"Marianne" a besoin d'un projet, pas d'un plan social déguisé !

"Marianne" a besoin d'un projet, pas d'un plan social déguisé !

Quel avenir pour l'hebdomadaire Marianne ? Ces dernières semaines, la rédaction se vide peu à peu de ses forces. Confrontés à l'attitude intransigeante du propriétaire du titre, l'hommes d'affaires Daniel Kretinsky, les salariés sont usés, découragés. Le projet de reprise (sous forme de coopérative) soutenu par la rédaction a été brutalement rejeté par les dirigeants. Le dialogue social semble coupé. Sans autre perspective qu'un déclin éditorial, les journalistes se résignent à prendre la porte, les uns après les autres... Une aubaine pour une direction qui vise l'austérité budgétaire, mais une triste fin pour l'équipe rédactionnelle. 


Le 13 février, dans une tribune publiée par Le Monde, la Société des Rédacteurs de Marianne (SRM) résumait ainsi le projet de l'actuelle direction : "Accompagner la baisse du nombre des lecteurs par une baisse notable, voire drastique, des effectifs et, possiblement, de la pagination. En clair, le projet de CMI consiste en une gestion peu enthousiasmante de notre fin de vie". 


Dans le même texte, la SRM exposait le projet alternatif des salariés : "un essai clinique innovant, un remède cohérent, justement, dont nous pressentons qu’il permettra de prolonger notre espérance de vie (...). Une offre qui vise à terme à faire de l’entreprise Marianne une société coopérative d’intérêt collectif (SCIC)". 
Hélas, quelques jours plus tard, Denis Olivennes et Valérie Salomon (président du conseil de surveillance et présidente de CMI France, le groupe qui possède Marianne) opposent une fin de non-recevoir à cette proposition… alors que le propriétaire était vendeur il y a un an ! Dans le même temps, on apprend que la direction a ouvert grande la porte de l'entreprise, incitant au départ de nombreux journalistes. Un plan social déguisé, qui utilise improprement le principe de "clause de conscience", dans le seul but de démanteler la rédaction et d'en diminuer la masse salariale. D'après les informations de La Lettre, près d'un tiers des journalistes ont quitté ou vont prochainement quitter Marianne. L'hebdomadaire s'en remettra-t-il ? 

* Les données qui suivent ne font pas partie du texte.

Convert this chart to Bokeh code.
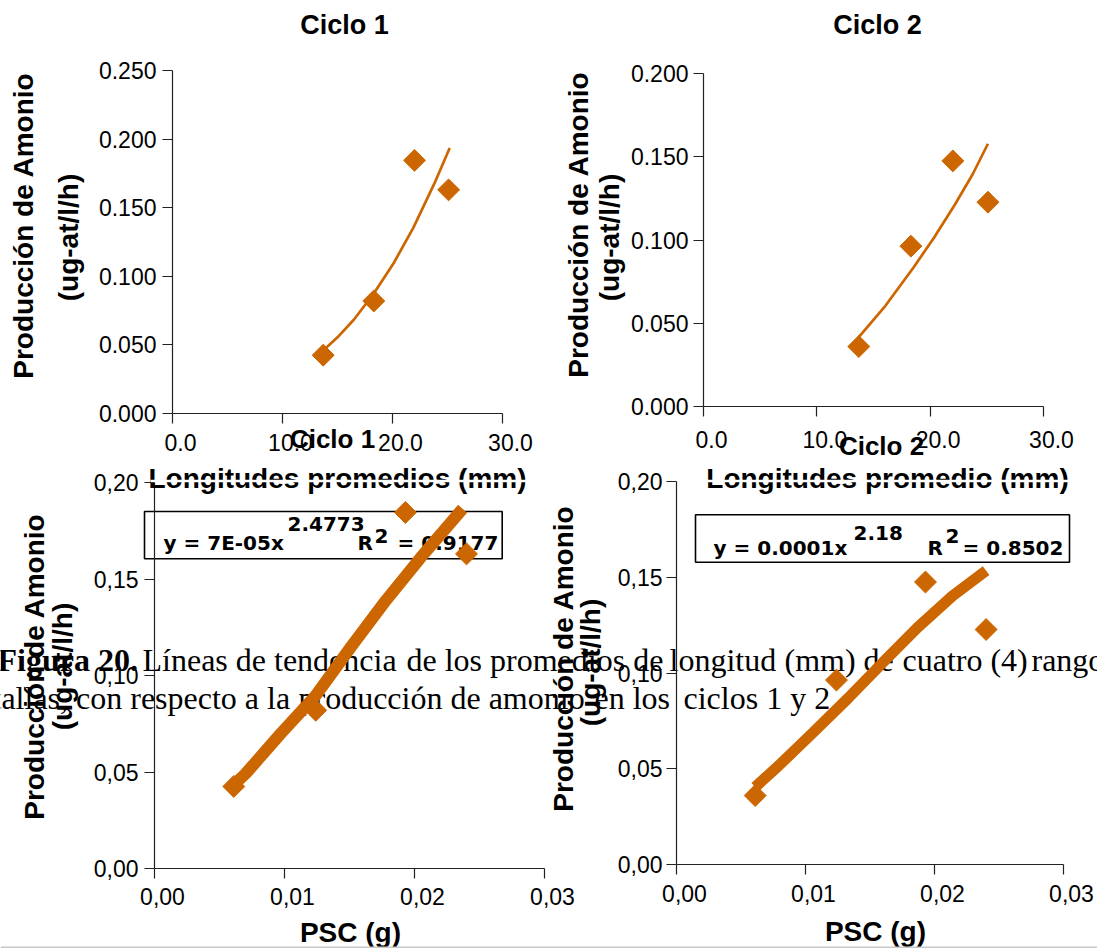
from math import pi
from bokeh.plotting import figure
from bokeh.models import Range1d, FixedTicker, Label, BoxAnnotation, LinearAxis
from bokeh.embed import file_html
from bokeh.resources import INLINE

# ---------------- data ----------------
longitudes = [13.7, 18.3, 22.0, 25.1]            # Longitudes promedio (mm)
psc = [0.0061, 0.0124, 0.0193, 0.0240]           # PSC (g)
amonio_ciclo1 = [0.0425, 0.082, 0.1845, 0.163]   # ug-at/l/h
amonio_ciclo2 = [0.036, 0.0963, 0.1475, 0.1227]

# trend lines, points
tend_long_c1_x = [13.7, 15.0, 16.5, 18.3, 20.1, 21.9, 23.8, 25.2]
tend_long_c1_y = [0.046, 0.0555, 0.0685, 0.0875, 0.1095, 0.1355, 0.1675, 0.1935]
tend_long_c2_x = [13.7, 16.05, 18.5, 20.35, 22.2, 23.75, 25.1]
tend_long_c2_y = [0.0416, 0.0605, 0.0832, 0.1015, 0.1215, 0.1395, 0.1578]
tend_psc_c1_x = [0.0059, 0.0070, 0.0097, 0.0124, 0.0151, 0.0178, 0.0205, 0.0237]
tend_psc_c1_y = [0.0421, 0.0491, 0.0698, 0.0896, 0.1147, 0.1389, 0.1613, 0.1864]
tend_psc_c2_x = [0.0061, 0.0079, 0.0106, 0.0133, 0.0160, 0.0187, 0.0214, 0.0240]
tend_psc_c2_y = [0.0404, 0.0515, 0.0690, 0.0868, 0.1055, 0.1238, 0.1403, 0.1535]

long_ticks = [0, 10, 20, 30]
long_tick_labels = ["0.0", "10.0", "20.0", "30.0"]
amon_ticks_c1 = [0, 0.05, 0.1, 0.15, 0.2, 0.25]
amon_tick_labels_c1 = ["0.000", "0.050", "0.100", "0.150", "0.200", "0.250"]
amon_ticks_c2 = [0, 0.05, 0.1, 0.15, 0.2]
amon_tick_labels_c2 = ["0.000", "0.050", "0.100", "0.150", "0.200"]
psc_ticks = [0, 0.01, 0.02, 0.03]
psc_tick_labels = ["0,00", "0,01", "0,02", "0,03"]
amon_ticks_psc = [0, 0.05, 0.1, 0.15, 0.2]
amon_tick_labels_psc = ["0,00", "0,05", "0,10", "0,15", "0,20"]

titles = ["Ciclo 1", "Ciclo 2", "Ciclo 1", "Ciclo 2"]
y_label_1 = "Producción de Amonio"
y_label_2 = "(ug-at/l/h)"
x_label_tl = "Longitudes promedios (mm)"
x_label_tr = "Longitudes promedio (mm)"
x_label_psc = "PSC (g)"
eq_c1 = ["y = 7E-05x", "2.4773", "R", "2", "= 0.9177"]
eq_c2 = ["y = 0.0001x", "2.18", "R", "2", "= 0.8502"]
caption_1 = ["Figura 20.", "Líneas de tendencia", "de los promedios de",
             "longitud", "(mm) de", "cuatro (4)", "rangos de"]
caption_2 = ["tallas, con respecto a la", "producción de amonio", "en los",
             "ciclos 1 y 2"]

# ---------------- styling ----------------
W, H = 1097, 948
ORANGE = "#CC6600"
SANS = "Liberation Sans"
SERIF = "Liberation Serif"
EQF = "DejaVu Sans"
K = 0.36          # baseline compensation (fraction of font size)
XLAB_SHIFT = 8    # x tick labels sit a little right of their ticks

# one page-sized figure; its default ranges are page pixels (y measured upward)
p = figure(width=W, height=H, output_backend="svg", toolbar_location=None,
           x_range=Range1d(0, W), y_range=Range1d(0, H),
           x_axis_location=None, y_axis_location=None, min_border=0)
p.title.visible = False
p.background_fill_color = "white"
p.border_fill_color = "white"
p.outline_line_color = None
p.xgrid.visible = False
p.ygrid.visible = False

extra_x, extra_y = {}, {}


def style_axis(ax, ticks, labels, so, show_rule=True):
    ax.ticker = FixedTicker(ticks=ticks)
    ax.major_label_overrides = dict(zip(ticks, labels))
    ax.axis_line_color = "#222222" if show_rule else None
    ax.axis_line_width = 1.2
    ax.major_tick_line_color = "#222222" if show_rule else None
    ax.major_tick_line_width = 1.2
    ax.major_tick_out = 10
    ax.major_tick_in = 0
    ax.minor_tick_line_color = None
    ax.major_label_text_font = SANS
    ax.major_label_text_font_size = "23px"
    ax.major_label_text_color = "black"
    ax.major_label_standoff = so


def chart(name, L, R, T, B, xr, yr, xt, xl, yt, yl, xso, yso):
    """A sub-chart: data ranges xr/yr shown in the page box L..R, T..B."""
    x0, x1 = xr
    y0, y1 = yr
    kx = (x1 - x0) / (R - L)
    ky = (y1 - y0) / (B - T)
    extra_x[name] = Range1d(x0 - L * kx, x0 + (W - L) * kx)
    extra_x[name + "_lab"] = Range1d(x0 - (L + XLAB_SHIFT) * kx,
                                     x0 + (W - L - XLAB_SHIFT) * kx)
    extra_y[name] = Range1d(y0 + (B - H) * ky, y0 + B * ky)
    # x axis: rule + ticks, and its labels on a copy shifted slightly right
    xa = LinearAxis(x_range_name=name, y_range_name=name, fixed_location=y0,
                    bounds=(x0, x1))
    style_axis(xa, xt, [""] * len(xt), xso)
    xl_ax = LinearAxis(x_range_name=name + "_lab", y_range_name=name,
                       fixed_location=y0, bounds=(x0, x1))
    style_axis(xl_ax, xt, xl, xso, show_rule=False)
    ya = LinearAxis(x_range_name=name, y_range_name=name, fixed_location=x0,
                    bounds=(y0, y1))
    style_axis(ya, yt, yl, yso)
    p.add_layout(xa, "below")
    p.add_layout(xl_ax, "below")
    p.add_layout(ya, "left")


def text(X, Y, s, size, font=SANS, bold=False, angle=0.0, align="left",
         level="annotation"):
    """(X, Y): baseline point of the text in page pixels."""
    if angle == 0.0:
        x, y = X, H - (Y - K * size)
    else:
        x, y = X - K * size, H - Y
    p.add_layout(Label(x=x, y=y, text=s, text_font=font,
                       text_font_size=f"{size}px",
                       text_font_style="bold" if bold else "normal",
                       angle=angle, text_align=align,
                       text_baseline="alphabetic", text_color="black",
                       level=level))


def box(X0, X1, Y0, Y1, line="black", fill=None, level="underlay"):
    p.add_layout(BoxAnnotation(left=X0, right=X1, top=H - Y0, bottom=H - Y1,
                               fill_color=fill, fill_alpha=1.0,
                               line_color=line, line_alpha=1.0, line_width=1.6,
                               level=level))


def ylabels(b1, c1, b2, c2):
    text(b1, c1, y_label_1, 28, bold=True, angle=pi / 2, align="center")
    text(b2, c2, y_label_2, 28, bold=True, angle=pi / 2, align="center")


def markers(name, xs, ys):
    p.scatter(xs, ys, marker="square", size=15.5, angle=pi / 4,
              fill_color=ORANGE, line_color=ORANGE,
              x_range_name=name, y_range_name=name)


# ---------------- figure caption (underneath everything) ----------------
CAP = 32
cap_y1, cap_y2 = 671.5, 709
for s, X, bold in zip(caption_1, [-3, 142, 406, 669, 784, 902, 1031],
                      [True] + [False] * 6):
    text(X, cap_y1, s, CAP, font=SERIF, bold=bold, level="underlay")
for s, X in zip(caption_2, [-8, 298, 594, 683]):
    text(X, cap_y2, s, CAP, font=SERIF, level="underlay")

# ---------------- top left: Ciclo 1 vs longitud ----------------
chart("tl", 172, 502, 70, 413, (0, 30), (0, 0.25), long_ticks, long_tick_labels,
      amon_ticks_c1, amon_tick_labels_c1, 10, 6)
markers("tl", longitudes, amonio_ciclo1)
p.line(tend_long_c1_x, tend_long_c1_y, line_color=ORANGE, line_width=2.7,
       x_range_name="tl", y_range_name="tl")
text(344, 34, titles[0], 27, bold=True, align="center")
ylabels(33, 225, 78, 237)
text(337, 488, x_label_tl, 28, bold=True, align="center")

# ---------------- top right: Ciclo 2 vs longitud ----------------
chart("tr", 703, 1043, 73, 406, (0, 30), (0, 0.2), long_ticks, long_tick_labels,
      amon_ticks_c2, amon_tick_labels_c2, 14, 5)
markers("tr", longitudes, amonio_ciclo2)
p.line(tend_long_c2_x, tend_long_c2_y, line_color=ORANGE, line_width=2.7,
       x_range_name="tr", y_range_name="tr")
text(877, 34, titles[1], 27, bold=True, align="center")
ylabels(588, 224, 619, 237)
text(887, 488, x_label_tr, 28, bold=True, align="center")

# ---------------- bottom left: Ciclo 1 vs PSC ----------------
chart("bl", 154, 544, 482, 868, (0, 0.03), (0, 0.2), psc_ticks, psc_tick_labels,
      amon_ticks_psc, amon_tick_labels_psc, 9, 6)
box(144, 501.7, 511, 558.3)
text(163, 550, eq_c1[0], 20, font=EQF, bold=True, level="underlay")
text(287, 531, eq_c1[1], 20, font=EQF, bold=True, level="underlay")
text(357, 550, eq_c1[2], 20, font=EQF, bold=True, level="underlay")
text(374, 543, eq_c1[3], 20, font=EQF, bold=True, level="underlay")
text(397, 550, eq_c1[4], 20, font=EQF, bold=True, level="underlay")
markers("bl", psc, amonio_ciclo1)
p.line(tend_psc_c1_x, tend_psc_c1_y, line_color=ORANGE, line_width=12,
       x_range_name="bl", y_range_name="bl")
text(332, 448, titles[2], 26, bold=True, align="center")
ylabels(44, 666, 72, 666)
text(350, 942, x_label_psc, 28, bold=True, align="center")

# ---------------- bottom right: Ciclo 2 vs PSC ----------------
chart("br", 676, 1063, 481, 864, (0, 0.03), (0, 0.2), psc_ticks, psc_tick_labels,
      amon_ticks_psc, amon_tick_labels_psc, 10, 4)
box(695, 1069, 514.3, 561.7)
text(713, 555, eq_c2[0], 20, font=EQF, bold=True, level="underlay")
text(853, 540, eq_c2[1], 20, font=EQF, bold=True, level="underlay")
text(927, 555, eq_c2[2], 20, font=EQF, bold=True, level="underlay")
text(945, 543, eq_c2[3], 20, font=EQF, bold=True, level="underlay")
text(962, 555, eq_c2[4], 20, font=EQF, bold=True, level="underlay")
markers("br", psc, amonio_ciclo2)
p.line(tend_psc_c2_x, tend_psc_c2_y, line_color=ORANGE, line_width=11,
       x_range_name="br", y_range_name="br")
text(881, 455, titles[3], 26, bold=True, align="center")
ylabels(573, 658, 600, 662)
text(875, 941, x_label_psc, 28, bold=True, align="center")

# thin white stripes through the upper x-axis titles, and the page edge line
box(150, 528, 479.3, 481.8, line=None, fill="white", level="annotation")
box(700, 1070, 479.3, 481.8, line=None, fill="white", level="annotation")
box(0, W, 946, 948, line=None, fill="#c8c8c8", level="annotation")

p.extra_x_ranges = extra_x
p.extra_y_ranges = extra_y

open("out.html", "w").write(file_html(p, INLINE))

Le Syndicat National des Journalistes (SNJ), première organisation de la profession, apporte son plein soutien à l'équipe rédactionnelle de Marianne. Nous soutenons également les initiatives qui permettraient à son projet éditorial de vivre et de se développer (en dehors de la sempiternelle concentration des médias qui anémie le pluralisme) avec une gouvernance démocratique. 
Le SNJ en appelle à nouveau aux pouvoirs publics et aux parlementaires pour que cessent ces purges sociales, avec des milliardaires qui rachètent des titres et s'attaquent à leur projet éditorial en les vidant de leurs journalistes, afin de ne garder que la marque. La presse française doit être protégée par un cadre législatif qui garantisse l'indépendance des rédactions et le pluralisme. Le SNJ propose à nouveau d'inscrire dans la loi, dès 2025, le principe de l'indépendance juridique de l'équipe rédactionnelle*. 
Le pouvoir de l'argent et de "l'actionnaire" ne peut pas être illimité, en particulier quand il s'agit d'information, et donc d'un des piliers de la démocratie. N'attendons pas pour protéger les rédactions !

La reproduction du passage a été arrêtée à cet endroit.